Once, a friend of mine rode his motorbike to some guy's place to pick up a set of speakers. When he got there, everything went smoothly, except for the loud and explicit anime porn that was playing on the guy's computer, in the middle of his lounge room.

A few years before that, my housemate and I drove over to a family home to pick up a secondhand vacuum cleaner, and found the vacuum sitting in the middle of a large backyard full of chickens. "Just go and pick it up. The chickens will not hurt you," said the old lady selling the vacuum. She was right – they didn't hurt us. But the feeling of dozens of beady little eyes on us as we inched through the morass of chook flesh was far from the smooth, sane process those year 11 commerce textbooks had led me to expect.
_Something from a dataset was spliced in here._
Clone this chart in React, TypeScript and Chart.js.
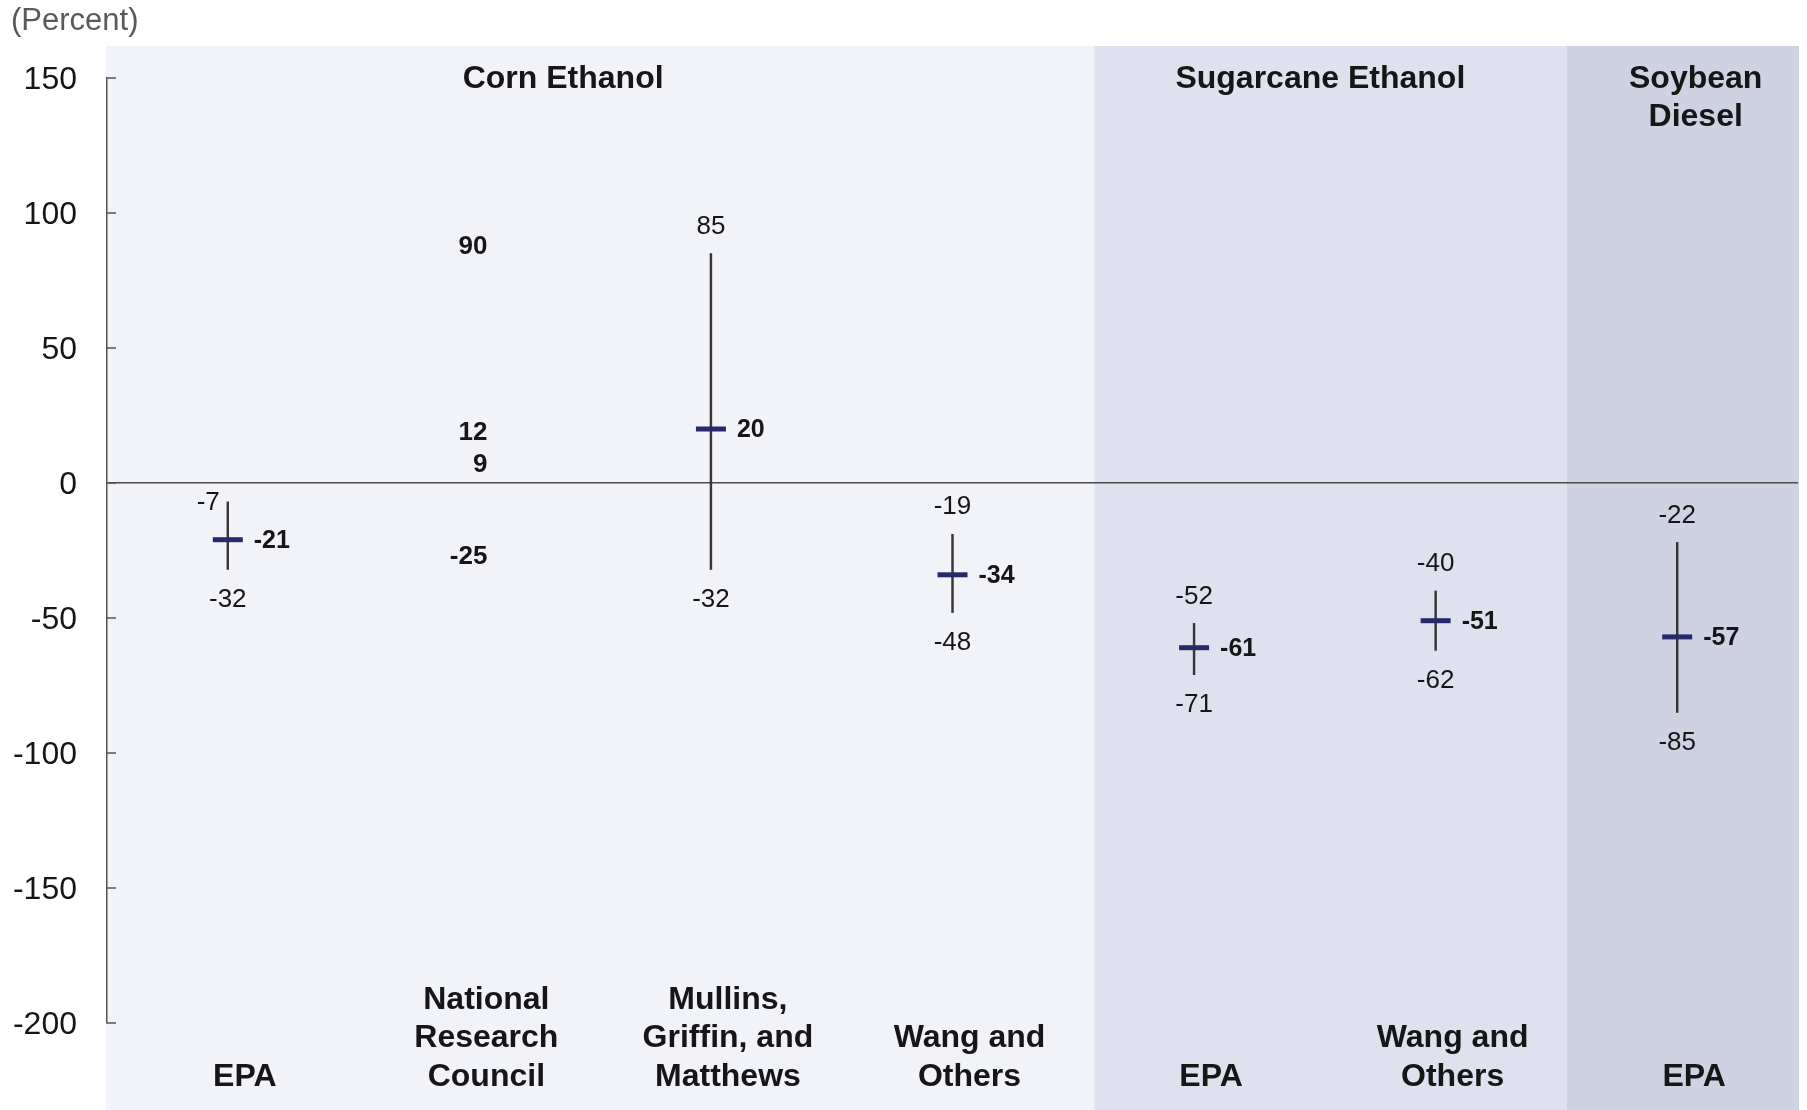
import React, { useEffect, useRef } from 'react';
import { Chart, registerables } from 'chart.js';

Chart.register(...registerables);

// ---------- data ----------
const categories = [
  'EPA (corn)',
  'National Research Council',
  'Mullins, Griffin, and Matthews',
  'Wang and Others (corn)',
  'EPA (sugarcane)',
  'Wang and Others (sugarcane)',
  'EPA (soybean)',
];
const categoryLabelLines = [
  ['EPA'],
  ['National', 'Research', 'Council'],
  ['Mullins,', 'Griffin, and', 'Matthews'],
  ['Wang and', 'Others'],
  ['EPA'],
  ['Wang and', 'Others'],
  ['EPA'],
];
const groupTitles = [['Corn Ethanol'], ['Sugarcane Ethanol'], ['Soybean', 'Diesel']];
const groupSizes = [4, 2, 1];
const lowValues: (number | null)[] = [-32, null, -32, -48, -71, -62, -85];
const highValues: (number | null)[] = [-7, null, 85, -19, -52, -40, -22];
const centralValues: (number | null)[] = [-21, null, 20, -34, -61, -51, -57];
const nrcCategory = 'National Research Council';
const nrcValues = [90, 12, 9, -25];
const yTickValues = [150, 100, 50, 0, -50, -100, -150, -200];
const yUnitLabel = '(Percent)';

// ---------- styles ----------
const GROUP_COLORS = ['#F2F3F8', '#DFE1EE', '#CFD2E3'];
const GROUP_EDGE_SHIFT = [21, 10]; // px nudges of the shaded panel edges
const TITLE_SHIFT = [-37, -10, 13]; // px nudges of the panel titles
const SANS = "'Liberation Sans', Arial, sans-serif";
const TEXT = '#161616';
const MARKER = '#26296A';

function groupBounds(chartArea: any) {
  const catW = (chartArea.right - chartArea.left) / categories.length;
  const out: { left: number; right: number }[] = [];
  let start = 0;
  groupSizes.forEach((size, g) => {
    const left = g === 0 ? chartArea.left - 1 : chartArea.left + start * catW + GROUP_EDGE_SHIFT[g - 1];
    const right =
      g === groupSizes.length - 1 ? chartArea.right + 1 : chartArea.left + (start + size) * catW + GROUP_EDGE_SHIFT[g];
    out.push({ left, right });
    start += size;
  });
  return out;
}

const overlayPlugin = {
  id: 'overlay',
  beforeDraw(chart: any) {
    const { ctx, chartArea, width, height } = chart;
    ctx.save();
    ctx.fillStyle = '#ffffff';
    ctx.fillRect(0, 0, width, height);
    groupBounds(chartArea).forEach((b, g) => {
      ctx.fillStyle = GROUP_COLORS[g];
      ctx.fillRect(b.left, chartArea.top - 32, b.right - b.left, height - (chartArea.top - 32));
    });
    // unit label
    ctx.fillStyle = '#595959';
    ctx.font = `31px ${SANS}`;
    ctx.textAlign = 'left';
    ctx.textBaseline = 'middle';
    ctx.fillText(yUnitLabel, 11, 21);
    ctx.restore();
  },
  afterDraw(chart: any) {
    const { ctx, chartArea, scales } = chart;
    const x = scales.x;
    const y = scales.y;
    ctx.save();
    // inward tick marks
    ctx.strokeStyle = '#555555';
    ctx.lineWidth = 1.5;
    yTickValues.forEach((v) => {
      const py = y.getPixelForValue(v);
      ctx.beginPath();
      ctx.moveTo(chartArea.left, py);
      ctx.lineTo(chartArea.left + 9, py);
      ctx.stroke();
    });

    // group titles
    ctx.fillStyle = TEXT;
    ctx.font = `bold 32px ${SANS}`;
    ctx.textAlign = 'center';
    ctx.textBaseline = 'middle';
    groupBounds(chartArea).forEach((b, g) => {
      const cx = (b.left + b.right) / 2 + TITLE_SHIFT[g];
      groupTitles[g].forEach((line, li) => {
        ctx.fillText(line, cx, chartArea.top + 1 + li * 38);
      });
    });

    // category labels at the bottom
    ctx.font = `bold 32px ${SANS}`;
    categoryLabelLines.forEach((lines, i) => {
      const cx = x.getPixelForValue(i) + 17;
      const n = lines.length;
      lines.forEach((line, li) => {
        ctx.fillText(line, cx, 1077 - (n - 1 - li) * 38.6);
      });
    });

    // high / low labels
    const zeroPx = y.getPixelForValue(0);
    ctx.font = `26px ${SANS}`;
    ctx.fillStyle = TEXT;
    ctx.textBaseline = 'middle';
    categories.forEach((_, i) => {
      const hi = highValues[i];
      const lo = lowValues[i];
      if (hi == null || lo == null) return;
      const px = x.getPixelForValue(i);
      const topPx = y.getPixelForValue(hi);
      const hy = topPx - 27;
      if (hi < 0 && hy - 12 < zeroPx) {
        // no room above the line end: put the label beside it
        ctx.textAlign = 'right';
        ctx.fillText(String(hi), px - 8, topPx + 1);
      } else {
        ctx.textAlign = 'center';
        ctx.fillText(String(hi), px, hy);
      }
      ctx.textAlign = 'center';
      ctx.fillText(String(lo), px, y.getPixelForValue(lo) + 30);
    });

    // central estimate labels
    ctx.font = `bold 25px ${SANS}`;
    ctx.textAlign = 'left';
    ctx.textBaseline = 'middle';
    const meanMeta = chart.getDatasetMeta(1);
    meanMeta.data.forEach((pt: any, i: number) => {
      const v = centralValues[i];
      if (v == null) return;
      ctx.fillText(String(v), pt.x + 26, pt.y + 1);
    });

    // NRC estimates (text only), upper label moved up if overlapping
    ctx.font = `bold 26px ${SANS}`;
    const nrcMeta = chart.getDatasetMeta(2);
    const pts = nrcMeta.data.map((pt: any, i: number) => ({ x: pt.x, y: pt.y + 6.5, v: nrcValues[i] }));
    pts.sort((a: any, b: any) => b.y - a.y);
    const minGap = 32;
    for (let k = 1; k < pts.length; k++) {
      const gap = pts[k - 1].y - pts[k].y;
      if (gap < minGap) pts[k].y -= minGap - gap;
    }
    ctx.textAlign = 'right';
    pts.forEach((p: any) => {
      ctx.fillText(String(p.v), p.x + 18, p.y);
    });
    ctx.restore();
  },
};

export default function App() {
  const canvasRef = useRef<HTMLCanvasElement | null>(null);

  useEffect(() => {
    document.body.style.margin = '0';
    document.body.style.overflow = 'hidden';
    const canvas = canvasRef.current;
    if (!canvas) return;
    const chart = new Chart(canvas, {
      type: 'bar',
      data: {
        labels: categories,
        datasets: [
          {
            type: 'bar',
            label: 'Range',
            data: lowValues.map((lo, i) => (lo == null || highValues[i] == null ? null : [lo, highValues[i] as number])) as any,
            backgroundColor: '#363636',
            barThickness: 1.8,
            order: 2,
          },
          {
            type: 'line',
            label: 'Central estimate',
            data: centralValues as any,
            showLine: false,
            pointStyle: 'line',
            pointRadius: 15,
            pointBorderWidth: 5,
            pointBorderColor: MARKER,
            pointBackgroundColor: MARKER,
            order: 1,
          },
          {
            type: 'line',
            label: 'NRC estimates',
            data: nrcValues.map((v) => ({ x: nrcCategory, y: v })) as any,
            showLine: false,
            pointRadius: 0,
            order: 0,
          },
        ],
      },
      options: {
        responsive: false,
        animation: false,
        events: [],
        layout: { autoPadding: false, padding: { left: 0, right: 9, top: 78, bottom: 87 } },
        plugins: {
          legend: { display: false },
          tooltip: { enabled: false },
        },
        scales: {
          x: {
            type: 'category',
            display: false,
            offset: true,
          },
          y: {
            min: -200,
            max: 150,
            afterBuildTicks: (scale: any) => {
              scale.ticks = yTickValues.map((v) => ({ value: v }));
            },
            afterFit: (scale: any) => {
              scale.width = 107;
            },
            ticks: {
              padding: 30,
              labelOffset: 2,
              color: TEXT,
              font: { family: SANS, size: 32 },
            },
            grid: {
              drawTicks: false,
              lineWidth: 1.5,
              color: (c: any) => (c.tick && c.tick.value === 0 ? '#4a4a4a' : 'rgba(0,0,0,0)'),
            },
            border: { display: true, color: '#555555', width: 1.5 },
          },
        },
      },
      plugins: [overlayPlugin],
    });
    return () => chart.destroy();
  }, []);

  return (
    <div style={{ position: 'absolute', left: 0, top: 0, width: 1807, height: 1110 }}>
      <canvas ref={canvasRef} width={1807} height={1110} />
    </div>
  );
}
Part of the problem must be that these small-time buying-selling relationsh­ips start online, often on social media (or as I like to call it, The Dickhead Factory). Even though the exchange of physical objects requires the process to culminate in an in-person meeting, it's still bound by the iron rule – Nothing Good Ever Happens On Facebook. How can you peacefully trade a whipper snipper right next to people selling "teddy bear made of ham" and "7yo German Shepherd, does not bite except when startled, not safe with children"?

Despite this, I am currently trying to buy a set of used dining chairs on Gumtree. I know that, in all probabilit­y, I will end up trying to wrestle the chairs from the jaws of a live shark. What can I say? I just love a bargain.